A top Senate Democrat on Thursday blocked Republicans from adding an amendment to the massive spending bill that would fund Obamacare insurer payments, because of language restricting federal money for abortions.
Sen. Susan Collins, R-Maine, one of the leaders of the healthcare bill, asked for unanimous consent to add the provision to the spending bill, but Sen. Patty Murray, D-Wash., objected.
Murray, the top Democrat on the Health, Education, Labor and Pensions Committee, said she wanted to work with Republicans on measures that would stabilize the law so that people would have lower premiums, saying a consensus had been reached months ago.
“Senate Republicans opted instead to surprise Democrats with a new, last-minute proposal that included poison pills that Republicans knew Democrats would never agree to,” Murray said.
She lamented the inclusion of the Hyde Amendment to the new funding under the bill. The amendment, a spending rider added to appropriations bills since 1976, prohibits federal funding from covering abortions.
The bill, Murray said, “would make it so that women would not even be able to buy their own healthcare coverage that covers abortion.”

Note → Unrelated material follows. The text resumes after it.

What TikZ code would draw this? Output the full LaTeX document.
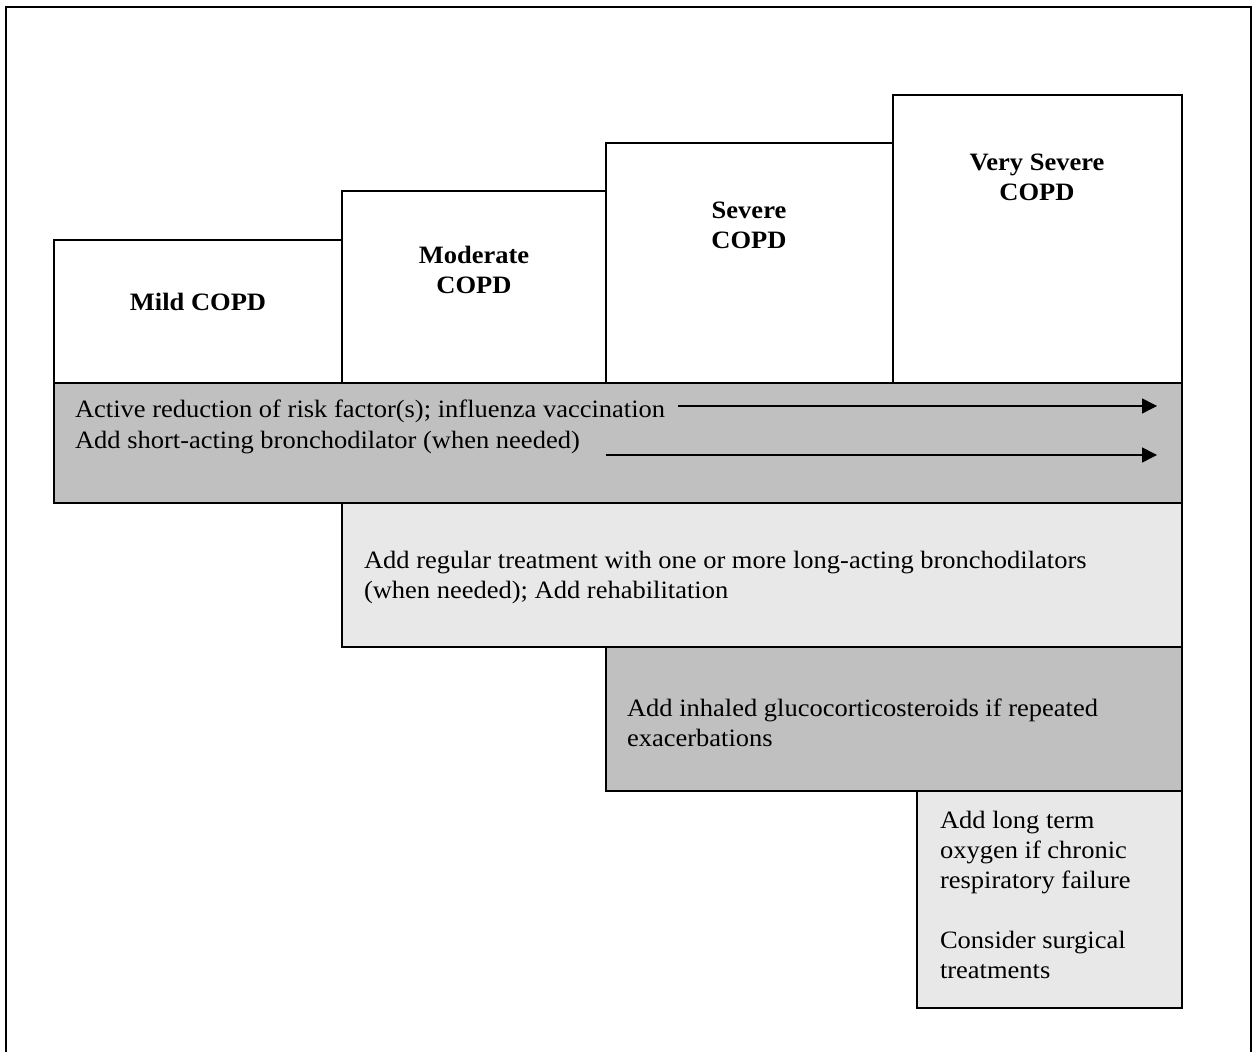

Despite her objections, she said she was not giving up on passing a bill on Obamacare. “We are frustratingly close to an agreement and I do hope we can get there,” she said.
Murray released her own amendment that would provide reinsurance and dedicate $105 million to Obamacare outreach efforts for 2019 through 2021. The Trump administration slashed outreach funding for the 2018 open enrollment period by 90 percent to $10 million.

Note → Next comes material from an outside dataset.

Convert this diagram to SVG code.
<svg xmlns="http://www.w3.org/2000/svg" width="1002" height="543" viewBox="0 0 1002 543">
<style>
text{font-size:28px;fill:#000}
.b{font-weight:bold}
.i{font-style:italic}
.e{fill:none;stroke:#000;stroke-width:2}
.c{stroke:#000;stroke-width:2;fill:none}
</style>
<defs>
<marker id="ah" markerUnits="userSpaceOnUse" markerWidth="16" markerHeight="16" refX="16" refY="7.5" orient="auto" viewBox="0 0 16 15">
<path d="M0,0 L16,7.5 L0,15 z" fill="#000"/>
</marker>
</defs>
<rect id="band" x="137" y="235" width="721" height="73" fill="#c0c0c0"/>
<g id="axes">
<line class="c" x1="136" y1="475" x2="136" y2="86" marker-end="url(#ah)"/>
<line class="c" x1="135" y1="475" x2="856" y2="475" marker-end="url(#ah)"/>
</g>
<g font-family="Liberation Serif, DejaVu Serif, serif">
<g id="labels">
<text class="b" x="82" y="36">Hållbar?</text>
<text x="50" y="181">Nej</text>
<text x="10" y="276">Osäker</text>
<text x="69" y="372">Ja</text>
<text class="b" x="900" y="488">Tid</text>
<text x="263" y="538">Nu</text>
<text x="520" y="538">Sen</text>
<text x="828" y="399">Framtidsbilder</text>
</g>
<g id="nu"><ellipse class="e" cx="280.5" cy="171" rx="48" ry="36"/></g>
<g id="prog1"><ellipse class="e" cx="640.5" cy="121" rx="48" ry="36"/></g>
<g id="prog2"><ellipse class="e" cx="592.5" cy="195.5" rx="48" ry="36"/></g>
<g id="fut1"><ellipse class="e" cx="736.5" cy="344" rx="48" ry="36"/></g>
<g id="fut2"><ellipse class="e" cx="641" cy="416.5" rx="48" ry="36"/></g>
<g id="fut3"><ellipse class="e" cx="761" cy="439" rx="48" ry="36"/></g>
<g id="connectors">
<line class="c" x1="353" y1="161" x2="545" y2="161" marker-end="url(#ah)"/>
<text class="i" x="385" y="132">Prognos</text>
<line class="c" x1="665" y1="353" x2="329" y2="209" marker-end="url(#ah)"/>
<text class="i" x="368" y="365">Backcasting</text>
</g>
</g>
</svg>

Murray’s amendment also would give states more flexibility to waive Obamacare insurer regulations and would fund the cost-sharing reduction payments.

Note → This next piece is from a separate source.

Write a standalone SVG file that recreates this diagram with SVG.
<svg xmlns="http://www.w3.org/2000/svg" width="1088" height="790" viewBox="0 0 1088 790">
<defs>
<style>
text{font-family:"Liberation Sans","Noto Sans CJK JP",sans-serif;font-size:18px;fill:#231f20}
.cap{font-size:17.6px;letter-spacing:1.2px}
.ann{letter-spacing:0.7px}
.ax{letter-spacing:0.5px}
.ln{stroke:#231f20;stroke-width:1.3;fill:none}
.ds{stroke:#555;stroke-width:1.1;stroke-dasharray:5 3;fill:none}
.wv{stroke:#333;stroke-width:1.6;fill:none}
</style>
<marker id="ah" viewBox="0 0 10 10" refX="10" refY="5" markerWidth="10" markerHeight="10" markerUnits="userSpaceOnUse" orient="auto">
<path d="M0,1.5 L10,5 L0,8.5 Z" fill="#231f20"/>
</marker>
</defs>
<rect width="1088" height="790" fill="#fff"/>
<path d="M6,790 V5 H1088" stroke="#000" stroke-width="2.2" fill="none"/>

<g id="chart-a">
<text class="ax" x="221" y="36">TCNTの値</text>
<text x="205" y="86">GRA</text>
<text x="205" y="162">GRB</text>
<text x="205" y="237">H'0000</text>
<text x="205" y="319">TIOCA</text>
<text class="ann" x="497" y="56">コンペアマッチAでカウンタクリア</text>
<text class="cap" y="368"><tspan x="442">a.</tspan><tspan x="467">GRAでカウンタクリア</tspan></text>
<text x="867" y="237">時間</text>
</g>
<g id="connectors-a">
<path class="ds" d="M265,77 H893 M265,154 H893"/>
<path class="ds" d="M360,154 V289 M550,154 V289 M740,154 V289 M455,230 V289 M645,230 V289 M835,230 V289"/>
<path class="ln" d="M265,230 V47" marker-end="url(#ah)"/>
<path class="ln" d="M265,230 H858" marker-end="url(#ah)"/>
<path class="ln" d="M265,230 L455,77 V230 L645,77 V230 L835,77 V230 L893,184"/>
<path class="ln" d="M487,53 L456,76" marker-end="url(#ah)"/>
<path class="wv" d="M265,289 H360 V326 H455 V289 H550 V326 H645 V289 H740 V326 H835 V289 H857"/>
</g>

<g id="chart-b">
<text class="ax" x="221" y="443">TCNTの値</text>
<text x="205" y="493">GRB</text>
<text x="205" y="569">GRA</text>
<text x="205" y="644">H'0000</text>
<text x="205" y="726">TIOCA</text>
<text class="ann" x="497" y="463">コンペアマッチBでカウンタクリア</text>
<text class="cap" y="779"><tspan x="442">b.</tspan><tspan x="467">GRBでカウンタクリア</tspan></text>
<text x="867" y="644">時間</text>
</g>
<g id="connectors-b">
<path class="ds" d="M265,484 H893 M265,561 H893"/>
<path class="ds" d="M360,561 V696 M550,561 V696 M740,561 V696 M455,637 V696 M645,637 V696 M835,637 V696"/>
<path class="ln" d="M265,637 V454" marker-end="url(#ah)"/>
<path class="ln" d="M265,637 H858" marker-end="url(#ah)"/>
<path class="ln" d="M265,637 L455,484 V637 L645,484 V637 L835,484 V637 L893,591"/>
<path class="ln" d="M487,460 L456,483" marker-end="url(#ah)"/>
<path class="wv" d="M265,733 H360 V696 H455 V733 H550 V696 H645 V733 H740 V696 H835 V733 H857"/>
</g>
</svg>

The amendment would prohibit the expansion of short-term plans, which the Trump administration is trying to do. A short-term plan does not have to follow Obamacare’s quality requirements such as covering essential health benefits or not charging people with pre-existing conditions more money.
The administration wants to expand the duration of the plans from 90 days to nearly 12 months. The Obamacare legislation Collins and Sen. Lamar Alexander, R-Tenn., introduced would have codified regulations for longer short-term plans.
Senate Majority Leader Mitch McConnell, R-Ky., on the floor accused Democrats of “talking the talk” on healthcare but not “walking the walk.”
He praised Collins for working across the aisle.
“Efforts are being blocked precisely when they stand the greatest chance of helping millions of Americans,” he said.
Alexander has worked with Murray on the legislation since the summer, a time he calls the most “frustrating time in my 16 years in the Senate.”
The legislation would give states $30 billion over three years to create reinsurance programs, which cover the highest claims from insurers, leading to lower premiums overall. It also would fund cost-sharing reduction payments to insurers for three years and give states more flexibility to waive Obamacare regulations.
The cost-sharing reduction payments reimburse insurers for a requirement under Obamacare to lower out-of-pocket costs for low-income enrollees. The legislation had bipartisan support, but it collapsed over disagreements on abortion restrictions.
Democrats want the new funding to have the same protections as in Obamacare, which lets states opt out of forcing insurers to cover abortion.
But Republicans want the funding to apply to the Hyde Amendment. Under this approach, a state would have to get federal permission to let insurers cover abortions.
Democrats and advocates are worried that applying Hyde language would spur insurers to drop abortion coverage altogether to ensure they get reinsurance funding. Republicans sponsoring the stabilization package haven’t been open to a compromise on the Hyde language.
“My understanding is that the Hyde Amendment was a compromise that has lived from 1976 until now and that Democrats regularly vote for bills that have Hyde protections,” Rep. Ryan Costello, R-Pa., who co-sponsored the House version, said Wednesday.
“You basically are asking Republicans to compromise off a pre-existing compromise.”
Costello added that he doubts the package could get Republican support if it doesn’t have Hyde protections.
Both sides claim the other doesn’t actually want to stabilize Obamacare.
Republicans say the Hyde language isn’t the real problem.
“That is not the issue here in my book,” Rep. Greg Walden, R-Ore., chairman of the House Energy and Commerce Committee, said Thursday. “The issue is that Democrats want to blame us for higher insurance rates in the fall elections.”
Democrats counter that Republicans never wanted to stabilize the law that they sought to repeal multiple times, but didn’t want to look like they aren’t acting on high prices. So Republicans sought to include a poison pill in the legislation to ensure that it would repel Democrats and kill support for the stabilization bill.